You can think strategically instead of tactically. Instead of solving today’s crisis, you can think about next year’s opportunities. New markets. New services. Better systems. Strategic relationships.

You can grow without breaking. Most trade businesses hit a wall between $1 million and $3 million because the owner becomes the constraint. When you’re no longer required for daily operations, that wall disappears.

You sleep better. The 2 a.m. anxiety about tomorrow’s job site fades when you know your foreman has it handled. The weekend calls become rare instead of constant.

Your best people stay longer. Good carpenters don’t leave just for money. They leave when they’re tired of chaos, when they don’t respect how things are run, when they see no path to grow. A well-run shop keeps good people.

The business becomes valuable. Not just as a source of income, but as an asset. Something you could sell, something you could bring a partner into, something you could pass to your kids if you wanted. Options you don’t have when you are the business.

The Real Measure of Success

The Two-Week Vacation Test isn’t really pass or fail. It’s not binary. It’s a spectrum. Every system you build, every person you train, every decision you push down one level, moves you along that spectrum.

Maybe this year you can take a four-day weekend without panic. That’s progress. Next year, a full week. The year after, two weeks. Each step proves the concept and builds your confidence to take the next step.

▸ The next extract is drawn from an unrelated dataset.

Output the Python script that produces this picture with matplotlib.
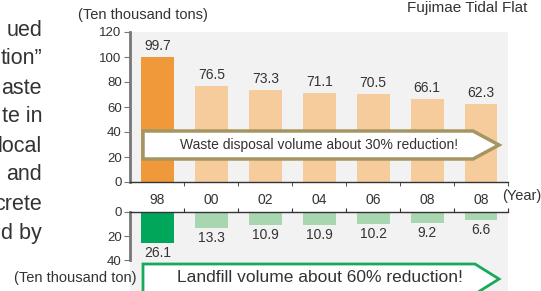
import matplotlib.pyplot as plt
from matplotlib.patches import Polygon

plt.rcParams['font.family'] = ['Liberation Sans', 'DejaVu Sans']

years = ['98', '00', '02', '04', '06', '08', '08']
disposal = [99.7, 76.5, 73.3, 71.1, 70.5, 66.1, 62.3]
landfill = [26.1, 13.3, 10.9, 10.9, 10.2, 9.2, 6.6]
side_text = ['ued', 'tion\u201d', 'aste', 'te in', 'local', 'and', 'crete', 'd by']

W, H = 541, 291
fig = plt.figure(figsize=(W / 100, H / 100), dpi=100)


def fx(px):
    return px / W


def fy(py):
    return 1 - py / H


bg = '#f2f2f2'
txt = '#333333'
spine_gray = '#777777'
x = list(range(len(years)))
xl = (-0.51, 6.49)

# top panel: waste disposal volume
ax = fig.add_axes([fx(130), fy(182), fx(508) - fx(130), fy(32) - fy(182)])
ax.set_facecolor(bg)
top_colors = ['#f0993b'] + ['#f6cc9c'] * 6
ax.bar(x, disposal, width=0.61, color=top_colors, zorder=2)
for i, v in enumerate(disposal):
    ax.annotate(f'{v}', (i, v), xytext=(0, 3), textcoords='offset points',
                ha='center', va='bottom', fontsize=10, color=txt)
ax.set_xlim(*xl)
ax.set_ylim(0, 120)
ax.set_yticks(range(0, 121, 20))
ax.set_xticks(x)
ax.set_xticklabels(years, fontsize=10, color=txt)
ax.set_xticks([i + 0.5 for i in x], minor=True)
ax.tick_params(axis='x', which='major', length=0, pad=8)
ax.tick_params(axis='x', which='minor', length=3, direction='out', color='#333333')
ax.tick_params(axis='y', length=4, color=spine_gray, labelsize=9.5, labelcolor=txt, pad=2)
for s in ['top', 'right']:
    ax.spines[s].set_visible(False)
ax.spines['left'].set_color(spine_gray)
ax.spines['left'].set_linewidth(2)
ax.spines['bottom'].set_color('#333333')
ax.spines['bottom'].set_linewidth(1)

# bottom panel: landfill volume
ax2 = fig.add_axes([fx(130), 0, fx(508) - fx(130), fy(212)])
ax2.set_facecolor(bg)
bot_colors = ['#00a75a'] + ['#a7d6b0'] * 6
ax2.bar(x, landfill, width=0.61, color=bot_colors, zorder=2)
for i, v in enumerate(landfill):
    ax2.annotate(f'{v}', (i, v), xytext=(0, -2), textcoords='offset points',
                 ha='center', va='top', fontsize=10, color=txt)
ax2.set_xlim(*xl)
ax2.set_ylim(65.8, 0)
ax2.set_yticks([0, 20, 40])
ax2.xaxis.tick_top()
ax2.set_xticks([i + 0.5 for i in x])
ax2.set_xticklabels([])
ax2.tick_params(axis='x', length=3, direction='out', color='#333333')
ax2.tick_params(axis='y', length=4, color=spine_gray, labelsize=9.5, labelcolor=txt, pad=2)
for s in ['bottom', 'right']:
    ax2.spines[s].set_visible(False)
ax2.spines['left'].set_color(spine_gray)
ax2.spines['left'].set_linewidth(2)
ax2.spines['left'].set_bounds(0, 40)
ax2.spines['top'].set_color('#333333')
ax2.spines['top'].set_linewidth(1)


def arrow(x0, x1, xt, y0, y1, color, lw):
    ym = (y0 + y1) / 2
    pts = [(fx(x0), fy(y0)), (fx(x1), fy(y0)), (fx(xt), fy(ym)),
           (fx(x1), fy(y1)), (fx(x0), fy(y1))]
    fig.add_artist(Polygon(pts, closed=True, transform=fig.transFigure,
                           facecolor='white', edgecolor=color, linewidth=lw,
                           zorder=5))


arrow(143, 473, 499, 131, 159, '#a59661', 2.5)
fig.text(fx(319), fy(145), 'Waste disposal volume about 30% reduction!',
         ha='center', va='center', fontsize=10, color=txt, zorder=6)
arrow(143, 475, 499, 264, 294, '#1aa85a', 2)
fig.text(fx(320), fy(278), 'Landfill volume about 60% reduction!',
         ha='center', va='center', fontsize=12.5, color=txt, zorder=6)

fig.text(fx(78), fy(15), '(Ten thousand tons)', ha='left', va='center',
         fontsize=10.5, color=txt)
fig.text(fx(527), fy(8), 'Fujimae Tidal Flat', ha='right', va='center',
         fontsize=11, color=txt)
fig.text(fx(541), fy(196), '(Year)', ha='right', va='center',
         fontsize=10.5, color=txt)
fig.text(fx(137), fy(278), '(Ten thousand ton)', ha='right', va='center',
         fontsize=10.5, color=txt)

# clipped body text at the left edge
for i, t in enumerate(side_text):
    fig.text(fx(42), fy(30 + 29 * i), t, ha='right', va='center',
             fontsize=15.5, color=txt)

fig.savefig('out.png', dpi=100)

The real measure of success isn’t whether you take a two-week vacation next month. It’s whether you’re building a business that could run without you if it had to. Whether you’re creating something bigger than yourself. Whether you’re building a legacy, not just a job.

Because at the end of the day, the business you’re building should serve your life, not consume it. And the only way to make that happen is to build something that doesn’t need you there every minute of every day.

So start small. Pick one system. Train one person. Test one mini vacation. Measure the results. Adjust. Repeat.

One step at a time, you’ll build a business that gives you the freedom you started this whole thing to get.